THE EXERCISE =
Print all of the lines exactly. Any picture among them stays out.

RECORD LIST =
** start **

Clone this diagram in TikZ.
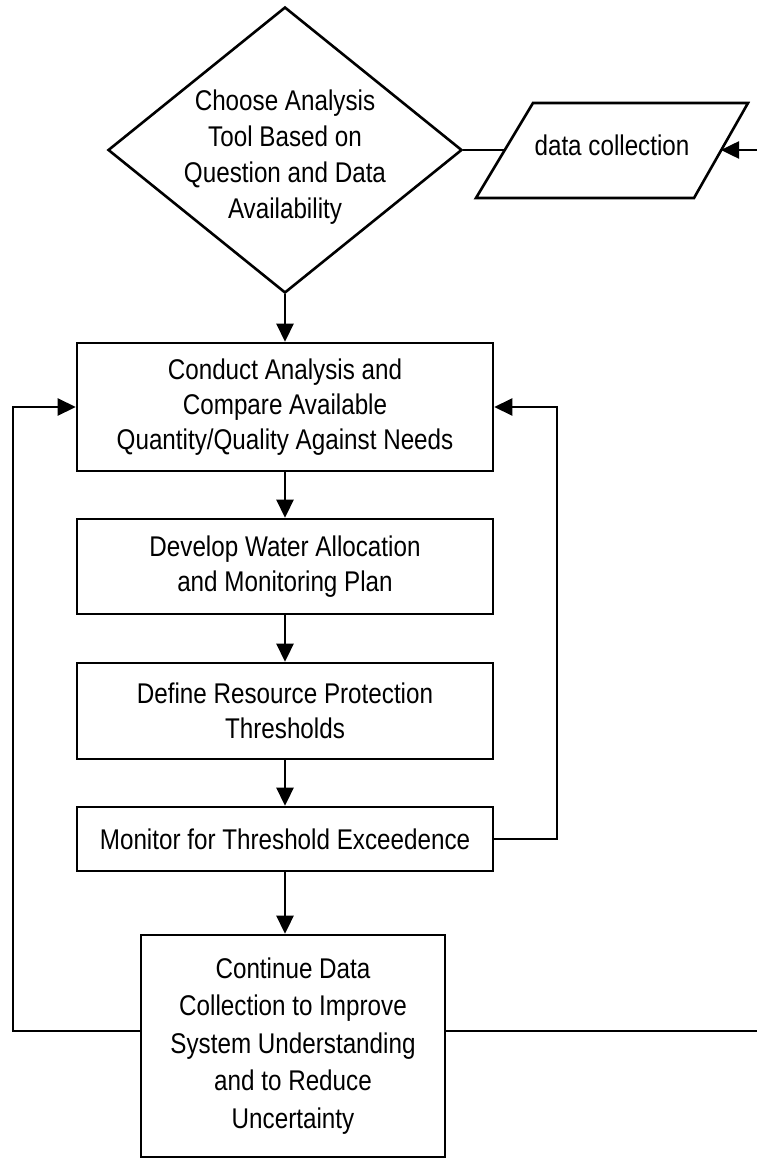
\documentclass[tikz,border=0pt]{standalone}
\usepackage{fontspec}
\setmainfont{Liberation Sans}[FakeStretch=0.85]
\usetikzlibrary{arrows.meta,shapes.geometric}
\begin{document}
\begin{tikzpicture}[x=1pt,y=-1pt,line width=2.6pt,
  arr/.style={-{Triangle[length=18pt,width=17pt]}},
  box/.style={draw,rectangle,align=center,inner sep=0pt},
  txt/.style={align=center,inner sep=0pt}]
\useasboundingbox (0,0) rectangle (756,1158);
% decision
\node[diamond,draw,minimum width=354pt,minimum height=286pt,inner sep=0pt] (d) at (285,150) {};
\node[txt,font=\fontsize{28.5}{36}\selectfont] (dt) at (285,157) {Choose Analysis\\Tool Based on\\Question and Data\\Availability};
% data collection (parallelogram)
\draw (476,198) -- (533,103) -- (748,103) -- (694,198) -- cycle;
\node[txt,font=\fontsize{28.5}{36}\selectfont] (dc) at (612,145) {data collection};
\coordinate (dcL) at (505,150);
\coordinate (dcR) at (721,150);
% process boxes
\node[box,minimum width=416pt,minimum height=128pt,font=\fontsize{28.5}{35}\selectfont] (b1) at (285,407) {Conduct Analysis and\\Compare Available\\Quantity/Quality Against Needs};
\node[box,minimum width=416pt,minimum height=95pt,font=\fontsize{28.5}{35}\selectfont] (b2) at (285,566.5) {Develop Water Allocation\\and Monitoring Plan};
\node[box,minimum width=416pt,minimum height=96pt,font=\fontsize{28.5}{35}\selectfont] (b3) at (285,711) {Define Resource Protection\\Thresholds};
\node[box,minimum width=416pt,minimum height=64pt,font=\fontsize{28.5}{35}\selectfont] (b4) at (285,839) {Monitor for Threshold Exceedence};
\node[box,minimum width=304pt,minimum height=222pt,font=\fontsize{28.5}{37.5}\selectfont] (b5) at (293,1046) {Continue Data\\Collection to Improve\\System Understanding\\and to Reduce\\Uncertainty};
% loop corner points
\coordinate (L) at (13,1031);
\coordinate (R) at (557,839);
\coordinate (RB) at (790,1031);
\coordinate (RT) at (790,150);
% connectors
\draw (d.east) -- (dcL);
\draw[arr] (d.south) -- (b1.north);
\draw[arr] (b1.south) -- (b2.north);
\draw[arr] (b2.south) -- (b3.north);
\draw[arr] (b3.south) -- (b4.north);
\draw[arr] (b4.south) -- (b4.south |- b5.north);
\draw[arr] ([yshift=15pt]b5.west) -- (L) |- (b1.west);
\draw[arr] (b4.east) -- (R) |- (b1.east);
\draw[arr] ([yshift=15pt]b5.east) -- (RB) -- (RT) -- (dcR);
\end{tikzpicture}
\end{document}
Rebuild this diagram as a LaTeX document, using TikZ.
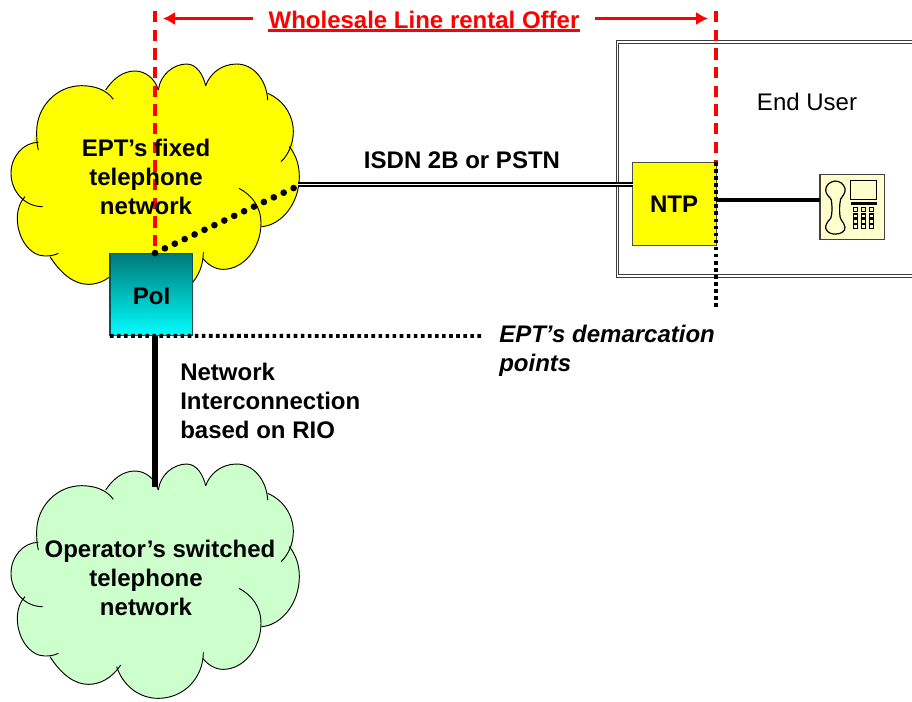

** end **

WRITTEN ANSWER =
Clone this diagram in TikZ.
\documentclass[tikz,border=0pt]{standalone}
\usepackage{fontspec}
\setmainfont{Liberation Sans}[FakeStretch=0.85]
\usetikzlibrary{arrows.meta,shapes.geometric}
\begin{document}
\begin{tikzpicture}[x=1pt,y=-1pt,line width=2.6pt,
  arr/.style={-{Triangle[length=18pt,width=17pt]}},
  box/.style={draw,rectangle,align=center,inner sep=0pt},
  txt/.style={align=center,inner sep=0pt}]
\useasboundingbox (0,0) rectangle (756,1158);
% decision
\node[diamond,draw,minimum width=354pt,minimum height=286pt,inner sep=0pt] (d) at (285,150) {};
\node[txt,font=\fontsize{28.5}{36}\selectfont] (dt) at (285,157) {Choose Analysis\\Tool Based on\\Question and Data\\Availability};
% data collection (parallelogram)
\draw (476,198) -- (533,103) -- (748,103) -- (694,198) -- cycle;
\node[txt,font=\fontsize{28.5}{36}\selectfont] (dc) at (612,145) {data collection};
\coordinate (dcL) at (505,150);
\coordinate (dcR) at (721,150);
% process boxes
\node[box,minimum width=416pt,minimum height=128pt,font=\fontsize{28.5}{35}\selectfont] (b1) at (285,407) {Conduct Analysis and\\Compare Available\\Quantity/Quality Against Needs};
\node[box,minimum width=416pt,minimum height=95pt,font=\fontsize{28.5}{35}\selectfont] (b2) at (285,566.5) {Develop Water Allocation\\and Monitoring Plan};
\node[box,minimum width=416pt,minimum height=96pt,font=\fontsize{28.5}{35}\selectfont] (b3) at (285,711) {Define Resource Protection\\Thresholds};
\node[box,minimum width=416pt,minimum height=64pt,font=\fontsize{28.5}{35}\selectfont] (b4) at (285,839) {Monitor for Threshold Exceedence};
\node[box,minimum width=304pt,minimum height=222pt,font=\fontsize{28.5}{37.5}\selectfont] (b5) at (293,1046) {Continue Data\\Collection to Improve\\System Understanding\\and to Reduce\\Uncertainty};
% loop corner points
\coordinate (L) at (13,1031);
\coordinate (R) at (557,839);
\coordinate (RB) at (790,1031);
\coordinate (RT) at (790,150);
% connectors
\draw (d.east) -- (dcL);
\draw[arr] (d.south) -- (b1.north);
\draw[arr] (b1.south) -- (b2.north);
\draw[arr] (b2.south) -- (b3.north);
\draw[arr] (b3.south) -- (b4.north);
\draw[arr] (b4.south) -- (b4.south |- b5.north);
\draw[arr] ([yshift=15pt]b5.west) -- (L) |- (b1.west);
\draw[arr] (b4.east) -- (R) |- (b1.east);
\draw[arr] ([yshift=15pt]b5.east) -- (RB) -- (RT) -- (dcR);
\end{tikzpicture}
\end{document}
Rebuild this diagram as a LaTeX document, using TikZ.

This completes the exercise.